Migrating the “Photo fonds”
One of the central mandates of the Archive’s digital transformation is to migrate our catalogue of archival descriptions from a legacy text-based (read, very outdated!) to jplarchives.org, our cloud-based (read, new and fancy) asset management system. The migration has been ongoing since Spring of 2022, and has (honestly) been both a fun and a challenging undertaking – the best kind, right? One of the biggest questions at the outset of the migration was how we would approach some of the largest fonds in our collection. Fonds 1255, the Archive’s Photograph Collection, contains approximately 20,000 photographic records. These photographs lend an important visual element that helps depict the rich history of Montreal’s Jewish community. From community events to personal family photos, to historical organizational photographic records from a variety of Federation CJA agencies, fonds 1255 really does have something of interest for everyone.
Fonds 1255 presents an interesting and unique migration challenge for our team.

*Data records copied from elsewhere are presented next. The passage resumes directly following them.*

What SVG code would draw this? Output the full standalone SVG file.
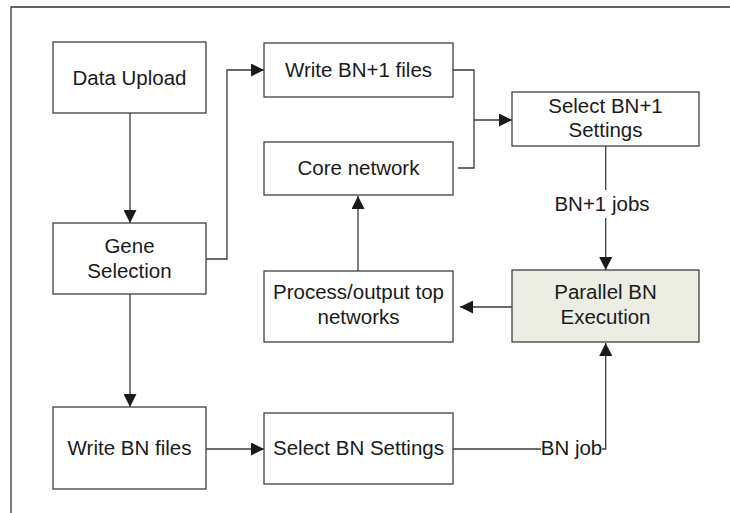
<svg xmlns="http://www.w3.org/2000/svg" width="730" height="513" viewBox="0 0 730 513">
<defs>
<marker id="ah" markerUnits="userSpaceOnUse" markerWidth="13" markerHeight="13" refX="13" refY="6.5" orient="auto">
<path d="M0,0 L13,6.5 L0,13 z" fill="#1a1a1a"/>
</marker>
<style>
.box{fill:#ffffff;stroke:#404040;stroke-width:1.3}
.hl{fill:#eceee4}
.t{font-family:"Liberation Sans",Arial,sans-serif;font-size:20.5px;fill:#1a1a1a;text-anchor:middle}
.c{fill:none;stroke:#3a3a3a;stroke-width:1.3}
.a{marker-end:url(#ah)}
</style>
</defs>
<rect x="0" y="0" width="730" height="513" fill="#ffffff"/>
<path d="M11,513 V7 H730" fill="none" stroke="#333333" stroke-width="1.3"/>
<g id="connectors">
<path class="c a" d="M130,113 V223"/>
<path class="c a" d="M130,294 V407"/>
<path class="c a" d="M206,259 H227 V70 H264"/>
<path class="c" d="M453,70 H474 V168 H458"/>
<path class="c a" d="M474,120 H512"/>
<path class="c" d="M605.7,146 V190"/>
<path class="c a" d="M605.7,218 V270"/>
<path class="c a" d="M512,307 H460"/>
<path class="c a" d="M358,271 V196"/>
<path class="c a" d="M206,449 H264"/>
<path class="c" d="M453,449 H541"/>
<path class="c a" d="M602,449 H605.7 V343"/>
<text class="t" x="602" y="211">BN+1 jobs</text>
<text class="t" x="571.5" y="455">BN job</text>
</g>
<g id="data-upload">
<rect class="box" x="53" y="42" width="153" height="71"/>
<text class="t" x="129.5" y="84.5">Data Upload</text>
</g>
<g id="gene-selection">
<rect class="box" x="53" y="223" width="153" height="71"/>
<text class="t" x="129.5" y="252.5">Gene</text>
<text class="t" x="129.5" y="277.5">Selection</text>
</g>
<g id="write-bn-files">
<rect class="box" x="53" y="407" width="153" height="82"/>
<text class="t" x="129.5" y="455">Write BN files</text>
</g>
<g id="write-bn1-files">
<rect class="box" x="264" y="43" width="189" height="54"/>
<text class="t" x="358.5" y="77">Write BN+1 files</text>
</g>
<g id="core-network">
<rect class="box" x="264" y="142" width="189" height="53"/>
<text class="t" x="358.5" y="175">Core network</text>
</g>
<g id="select-bn1-settings">
<rect class="box" x="512" y="92" width="187" height="54"/>
<text class="t" x="605.5" y="112.5">Select BN+1</text>
<text class="t" x="605.5" y="137">Settings</text>
</g>
<g id="parallel-bn">
<rect class="box hl" x="512" y="270" width="187" height="72"/>
<text class="t" x="605.5" y="299">Parallel BN</text>
<text class="t" x="605.5" y="324">Execution</text>
</g>
<g id="process-output">
<rect class="box" x="264" y="271" width="189" height="71"/>
<text class="t" x="358.5" y="299">Process/output top</text>
<text class="t" x="358.5" y="324">networks</text>
</g>
<g id="select-bn-settings">
<rect class="box" x="264" y="413" width="189" height="71"/>
<text class="t" x="358.5" y="455">Select BN Settings</text>
</g>
</svg>
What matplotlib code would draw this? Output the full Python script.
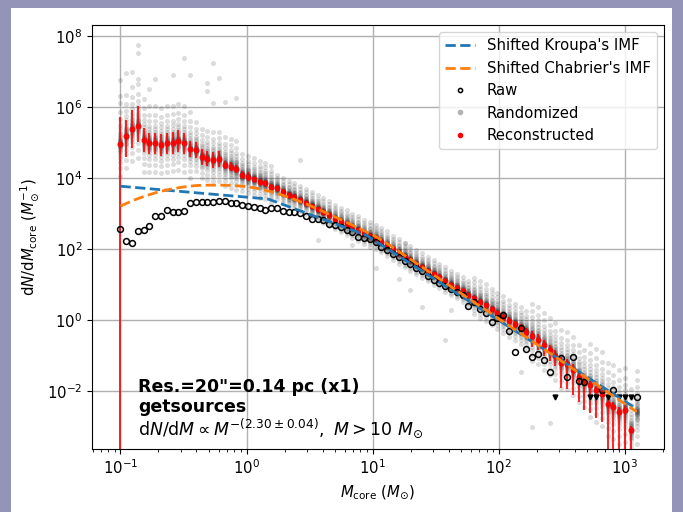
import matplotlib

matplotlib.use("Agg")
import matplotlib.pyplot as plt
import numpy as np
from matplotlib.lines import Line2D
from matplotlib.patches import Rectangle
from matplotlib.ticker import NullLocator

# 90 log-spaced core-mass bins (M_sun)
mass = np.logspace(-1.0, 3.093, 90)

# raw core mass function, log10 dN/dM (nan = empty bin)
raw_log = np.array([
    2.56, 2.23, 2.18, 2.52, 2.55, 2.65, 2.93, 2.93, 3.10, 3.03,
    3.03, 3.08, 3.29, 3.33, 3.33, 3.33, 3.33, 3.35, 3.35, 3.29,
    3.29, 3.24, 3.21, 3.19, 3.16, 3.10, 3.15, 3.15, 3.07, 3.05,
    3.05, 3.02, 2.93, 2.86, 2.86, 2.82, 2.72, 2.68, 2.63, 2.55,
    2.49, 2.33, 2.30, 2.27, 2.21, 2.06, 1.97, 1.86, 1.77, 1.67,
    1.58, 1.46, 1.39, 1.24, 1.13, 1.05, 0.96, 0.88, 0.80, 0.70,
    0.39, 0.50, 0.30, 0.21, -0.05, 0.05, 0.14, -0.30, -0.89, -0.23,
    -0.80, -1.03, -0.95, -1.13, -1.47, np.nan, -1.08, -1.61, -1.05, -1.71,
    -1.74, np.nan, np.nan, -1.97, np.nan, -1.97, np.nan, np.nan, np.nan, -2.17,
])
empty_bins = [75, 81, 82, 84, 86, 87, 88]
empty_level = -2.16

# reconstructed core mass function, log10 dN/dM
recon_log = np.array([
    4.95, 5.18, 5.38, 5.47, 5.07, 4.98, 4.98, 4.93, 4.98, 4.99,
    5.04, 4.98, 4.81, 4.79, 4.60, 4.55, 4.51, 4.53, 4.37, 4.32,
    4.25, 4.08, 4.04, 3.97, 3.90, 3.85, 3.75, 3.71, 3.61, 3.52,
    3.47, 3.38, 3.30, 3.21, 3.12, 3.04, 2.96, 2.86, 2.77, 2.70,
    2.61, 2.54, 2.44, 2.37, 2.30, 2.21, 2.11, 1.99, 1.89, 1.79,
    1.69, 1.59, 1.49, 1.39, 1.30, 1.20, 1.10, 1.00, 0.91, 0.81,
    0.71, 0.61, 0.52, 0.42, 0.30, 0.19, 0.09, -0.02, -0.12, -0.22,
    -0.33, -0.45, -0.55, -0.70, -0.85, -1.00, -1.20, -1.25, -1.40, -1.60,
    -1.74, -1.83, -1.97, -2.08, -2.37, -2.44, -2.58, -2.52, -3.10, np.nan,
])
# error bar extent in dex (9 = reaches below the axis)
err_up = np.array(
    [0.78, 0.45, 0.54, 0.57, 0.35] + [0.30] * 7 + [0.22] * 6 + [0.12] * 5
    + [0.07] * 8 + [0.04] * 30 + [0.06] * 6 + [0.10] * 4 + [0.15] * 5
    + [0.15] * 4 + [0.12] * 4 + [0.12] * 6
)
err_dn = np.array(
    [9.0, 0.58, 0.54, 0.45, 0.35] + [0.30] * 7 + [0.22] * 6 + [0.12] * 5
    + [0.07] * 8 + [0.04] * 30 + [0.06] * 6 + [0.15] * 4 + [0.30] * 5
    + [0.70] * 4 + [0.80] * 4 + [9.0] * 6
)

# randomized realisations: per-bin spread (dex) and offset pattern
rand_width = np.array(
    [0.9] * 5 + [0.8] * 8 + [0.6] * 8 + [0.45] * 6 + [0.3] * 34
    + [0.45] * 10 + [0.7] * 10 + [0.9] * 9
)
rand_offsets = [
    -1.0, -0.75, -0.55, -0.42, -0.32, -0.25, -0.2, -0.16, -0.12, -0.09,
    -0.06, -0.04, -0.02, 0.0, 0.02, 0.04, 0.06, 0.08, 0.1, 0.12,
    0.15, 0.18, 0.22, 0.27, 0.33, 0.4, 0.5, 0.62, 0.78, 1.0, 1.3,
]
outlier_bins = [0, 0, 1, 2, 3, 3, 3, 5, 6, 9, 11, 12, 15, 15, 16, 16, 17, 18,
                20, 31, 34, 40, 44, 48, 49, 50, 52, 56, 57, 69, 71, 74]
outlier_log = [6.75, 6.3, 6.95, 7.0, 7.75, 7.51, 6.8, 6.5, 6.8, 6.9, 7.37,
               6.9, 6.67, 6.45, 7.25, 6.1, 6.81, 6.15, 6.25, 4.51, 2.25, 2.11,
               1.46, 1.17, 2.16, 0.85, 0.37, -0.56, 0.28, -1.46, -3.0, -2.9]

# shifted IMFs, log10 M vs log10 dN/dM
kroupa_logm = [-1.0, 0.17, 0.95, 3.093]
kroupa_logy = [3.77, 3.41, 2.39, -2.50]
chabrier_logm = [-1.0, -0.9, -0.8, -0.7, -0.6, -0.5, -0.4, -0.3, -0.2, -0.1,
                 0.0, 0.1, 0.2, 0.3, 0.4, 0.5, 0.6, 0.7, 0.8, 0.9, 1.0, 1.1,
                 3.093]
chabrier_logy = [3.21, 3.37, 3.50, 3.61, 3.69, 3.75, 3.79, 3.80, 3.80, 3.79,
                 3.76, 3.70, 3.61, 3.50, 3.37, 3.23, 3.07, 2.91, 2.74, 2.57,
                 2.40, 2.19, -2.58]

plt.rcParams["font.size"] = 10.7

fig = plt.figure(figsize=(6.83, 5.12), dpi=100, facecolor="#9494b9")
fig.patches.append(
    Rectangle((11 / 683, 0), 661 / 683, 1 - 8 / 512, transform=fig.transFigure,
              facecolor="white", edgecolor="none", zorder=-1)
)
ax = fig.add_axes([92 / 683, 1 - 449 / 512, 572 / 683, 424 / 512])

# randomized cloud
cx, cy = [], []
centre = np.where(np.isnan(recon_log), -2.6, recon_log)
for i, m in enumerate(mass):
    for off in rand_offsets:
        cx.append(m)
        cy.append(10 ** (centre[i] + off * rand_width[i]))
cx += [mass[i] for i in outlier_bins]
cy += [10 ** v for v in outlier_log]
ax.scatter(cx, cy, s=13, color="0.1", alpha=0.15, linewidths=0, zorder=1)

# IMFs
ax.plot(10 ** np.array(kroupa_logm), 10 ** np.array(kroupa_logy), "--",
        color="#1f77b4", lw=2, zorder=4)
ax.plot(10 ** np.array(chabrier_logm), 10 ** np.array(chabrier_logy), "--",
        color="#ff7f0e", lw=2, zorder=4)

# reconstructed
rec = 10 ** recon_log
lo = rec - 10 ** (recon_log - err_dn)
hi = 10 ** (recon_log + err_up) - rec
ax.errorbar(mass, rec, yerr=[lo, hi], fmt="o", color="red", ms=3.4,
            ecolor="red", elinewidth=1.4, capsize=0, alpha=0.85, zorder=2)

# raw
ax.plot(mass, 10 ** raw_log, "o", mfc="none", mec="black", ms=4.2, mew=1.1,
        zorder=3)
ax.plot(mass[empty_bins], np.full(len(empty_bins), 10 ** empty_level), "v",
        color="black", ms=3.5, zorder=3)

ax.set_xscale("log")
ax.set_yscale("log")
ax.set_xlim(10 ** -1.226, 10 ** 3.31)
ax.set_ylim(10 ** -3.63, 10 ** 8.31)
ax.set_yticks([1e-2, 1e0, 1e2, 1e4, 1e6, 1e8])
ax.yaxis.set_minor_locator(NullLocator())
ax.grid(True, which="major", color="#b0b0b0", lw=1.0)
ax.set_axisbelow(True)
ax.set_xlabel(r"$M_\mathrm{core}$ $(M_{\odot})$")
ax.set_ylabel(r"$\mathrm{d}N/\mathrm{d}M_\mathrm{core}$ $(M_{\odot}^{-1})$")

ax.text(0.08, 0.146, 'Res.=20"=0.14 pc (x1)', transform=ax.transAxes,
        fontsize=12.5, fontweight="bold", va="center")
ax.text(0.08, 0.099, "getsources", transform=ax.transAxes,
        fontsize=12.5, fontweight="bold", va="center")
ax.text(0.08, 0.05,
        r"$\mathrm{d}N/\mathrm{d}M \propto M^{-(2.30\pm0.04)},\ M>10\ M_{\odot}$",
        transform=ax.transAxes, fontsize=12.5, va="center")

handles = [
    Line2D([], [], ls="--", color="#1f77b4", lw=2),
    Line2D([], [], ls="--", color="#ff7f0e", lw=2),
    Line2D([], [], ls="none", marker="o", mfc="none", mec="black", ms=3,
           mew=1.1),
    Line2D([], [], ls="none", marker="o", color="0.7", ms=3),
    Line2D([], [], ls="none", marker="o", color="red", ms=3),
]
labels = ["Shifted Kroupa's IMF", "Shifted Chabrier's IMF", "Raw",
          "Randomized", "Reconstructed"]
ax.legend(handles, labels, loc="upper right")

fig.savefig("out.png", dpi=100, facecolor=fig.get_facecolor())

Generally, our fonds are organized around persons (usually the donor of the fonds), organizations, schools, synagogues, and the like. Fonds 1255 differs in that it is organized formally, that is, around the fact that all the items in fonds 1255 are photographs. While us archivists are not entirely sure how fonds 1255 came to be, our best guess is it became a catchall for photos as a way to mitigate the kind of material decay that photographic records are at risk for by keeping them stored all together. Another guess is that in a time before any archivists staffed the Jewish Public Library Archives, all photographs came to be stored together in fonds 1255 as their individual provenances were largely unrecorded or unknown.
As far as getting the descriptions for the photos in fonds 1255 from our legacy database to jplarchives.org, this requires checking that the identifiers recorded match the images described, and then moving forward with refining and modifying those descriptions to suit our current metadata conventions. Then the fun part, digitizing and adding a selection of photographs online. Since the fonds contains about 20,000 records, this migration might take a while! That said, we’re all really excited that it’s underway, and that (slowly, slowly) this rich visual history of our community will be openly accessible. While each record type (text, photos, videos, artefacts) have their special roles, there’s something about photographs – not just what they represent, but their tactility and sense of time – that always helps to ground the work we do here in the archives as being work that preserves a unique and important history.